Cuando pudimos fuimos tratando de salir. Cuando llegamos a la puerta se habían llevado la llave, se habían llevado el teléfono, lo único que quedaba era salir por la ventana. Mi hija me ayudó porque yo estaba muy mal, muy debilitada físicamente. Entonces me subo al sillón, que se quedó porque era muy grande, y ahí rompo la ventana, mis dos hijos quedan, mi bebé en brazos de su hermana, de Miriam. Y yo le digo a la nena: ‘Déjame que voy a saltar yo a ver si realmente están afuera’, porque esa era la amenaza, que no intentara nada, que ‘si llega a pasar algo, quédate quieta, no salgas, cuídate a vos y a tu hermano’.
Salté a la vereda, ya eran alrededor de las siete de la mañana, mucho frío, muy nublado, mi casa era una ochava, no veo nada. Recorro para un lado, recorro para el otro, y digo: ‘si están que me maten a mí pero por lo menos los chicos que estén adentro’. No vi nada, volví a la ventana y digo: ‘¡Vamos, Miriam, rápido, no nos queda mucho tiempo!’.
Ella me alcanza el bebé, después yo la ayudo a saltar a ella y caminamos unas dos cuadras como se podía y aparece un taxi. Cuando yo veo que aparece un taxi, digo: ‘o esto es un milagro o es uno de ellos’. No tenía alternativa, tenía que salir de ahí. Y no, resultó un hombre del pueblo.
Cuando me ve dice: ‘¿Señora, que le pasó?’, le digo (¿Qué le iba a decir?). ‘Entraron unos ladrones a mi casa, se llevaron todo, tengo que ir a casa de mis padres que están a diez cuadras de acá y no tengo ni una moneda’.
‘Señora, no se preocupe, yo trabajo de noche y estoy viendo todos los días situaciones como estas’, dijo. Se bajó del coche, me ayudó a subir, se sacó su saco y me cubrió con su saco porque yo estaba sin ropa y me llevó a la casa de mis viejos. No sé su nombre, no recuerdo su cara y le estoy profundamente agradecida.
A partir de ahí comenzó una búsqueda entre todos, empezando por nuestro refugio que era la revista Crisis donde estaba el compañero tan querido Federico Vogelius. Acá está Rita, esta gran mujer que fue su compañera. Comenzamos a hacer denuncias a nivel internacional, de todo tipo. Yo recorría los lugares de prensa llevando el comunicado a todas las agencias, golpeé las puertas de todas las redacciones, reboté en todos lados porque decían que la orden del gobierno nacional era no mencionar a Haroldo Conti. A los tres días Radio Colonia hace la denuncia del secuestro.
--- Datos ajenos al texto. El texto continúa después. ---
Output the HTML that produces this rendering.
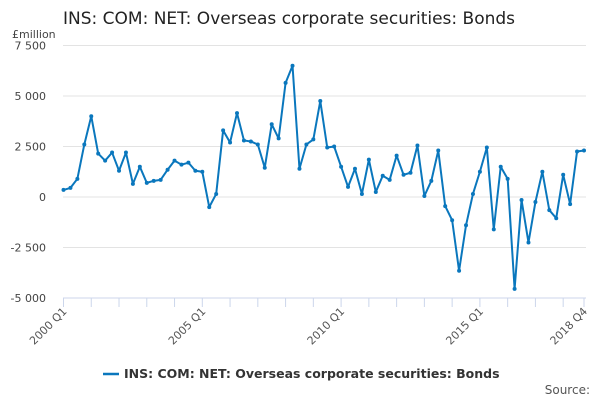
<!DOCTYPE html>
<html><head><meta charset="utf-8"><style>
body{margin:0;background:#fff;font-family:"Liberation Sans","DejaVu Sans",sans-serif;}
</style></head><body>
<svg width="600" height="400" xmlns="http://www.w3.org/2000/svg" style="font-family:'DejaVu Sans','Liberation Sans',sans-serif">
<text x="63" y="24" font-size="17" fill="#222">INS: COM: NET: Overseas corporate securities: Bonds</text>
<text x="12" y="38" font-size="11" fill="#444">£million</text>
<g id="grid"></g><g id="xaxis"></g><g id="series"></g>
<g>
<line x1="103" y1="374" x2="119" y2="374" stroke="#0a77bd" stroke-width="2.5"/>
<text x="124" y="378" font-size="12.5" font-weight="bold" fill="#333">INS: COM: NET: Overseas corporate securities: Bonds</text>
</g>
<text x="590" y="394" font-size="12" fill="#555" text-anchor="end">Source:</text>
</svg>
<script>
const values=[350,450,900,2600,4000,2150,1800,2200,1300,2200,650,1500,700,800,850,1350,1800,1600,1700,1300,1250,-500,150,3300,2700,4150,2800,2750,2600,1450,3600,2900,5650,6500,1400,2600,2850,4750,2450,2500,1500,500,1400,150,1850,250,1050,850,2050,1100,1200,2550,50,800,2300,-450,-1150,-3650,-1400,150,1250,2450,-1600,1500,900,-4550,-150,-2250,-250,1250,-650,-1050,1100,-350,2250,2300];
const yTicks=[7500,5000,2500,0,-2500,-5000];
const yTickLabels=["7 500","5 000","2 500","0","-2 500","-5 000"];
const xLabels=["2000 Q1","2005 Q1","2010 Q1","2015 Q1","2018 Q4"];
const xLabelIdx=[0,20,40,60,75];
const NS="http://www.w3.org/2000/svg";
const x=i=>63.5+i*(520.5/(values.length-1));
const y=v=>197-v*(50.5/2500);
function mk(t,a,p){const e=document.createElementNS(NS,t);for(const k in a)e.setAttribute(k,a[k]);p.appendChild(e);return e;}
const grid=document.getElementById('grid');
yTicks.forEach((t,i)=>{
 const l=mk('line',{x1:63,x2:586,y1:y(t),y2:y(t),stroke:t===-5000?'#ccd6eb':'#e3e3e3','stroke-width':1},grid);
 
 
 const tx=mk('text',{x:46,y:y(t)+4,'font-size':11,fill:'#444','text-anchor':'end'},grid);
 tx.textContent=yTickLabels[i];
 
 
});
const xa=document.getElementById('xaxis');
for(let i=0;i<values.length;i+=4){
 const tk=mk('line',{x1:x(i),x2:x(i),y1:298,y2:307,stroke:'#ccd6eb'},xa);
 
 
}
const lt=mk('line',{x1:x(75),x2:x(75),y1:298,y2:307,stroke:'#ccd6eb'},xa);


xLabels.forEach((s,j)=>{
 const xx=x(xLabelIdx[j])+4,yy=312;
 const t=mk('text',{x:xx,y:yy,'font-size':11,fill:'#555','text-anchor':'end',transform:`rotate(-45 ${xx} ${yy})`},xa);
 t.textContent=s;
 
 
});
const sg=document.getElementById('series');
const pl=mk('polyline',{points:values.map((v,i)=>x(i)+','+y(v)).join(' '),fill:'none',stroke:'#0a77bd','stroke-width':2,'stroke-linejoin':'round'},sg);


values.forEach((v,i)=>{
 const c=mk('circle',{cx:x(i),cy:y(v),r:2,fill:'#0a77bd'},sg);
 
 
});
</script>
</body></html>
Hicimos diferentes trámites para tratar de saber dónde estaba. Federico Vogelius tiene un contacto con un hombre de prensa, de la Secretaría de Prensa de Videla, a cambio de una pintura que costaba unos cinco mil dólares. Este hombre nos da la información de que Haroldo estaba en el Vesubio y que no lo íbamos a volver a ver y que la misma suerte iba a correr yo. Sí, efectivamente así fue, no lo volvimos a ver.
Pero Haroldo no está desaparecido, Haroldo está vivo, Haroldo está en su obra, Haroldo está en la familia que lo sigue queriendo, Haroldo está en sus amigos, Haroldo está en su grandeza, en ser solidario, en darle una mano sin importarle qué, Haroldo está en todas partes, no pueden desaparecerlo y yo lo sigo amando como hace treinta años. Gracias.
*Romano, Eduardo, “Haroldo Conti alias Mascaró, alias la vida”, Buenos Aires, Colihue-Centro Cultural de la Memoria Haroldo Conti, 2008. Pág. 66-70.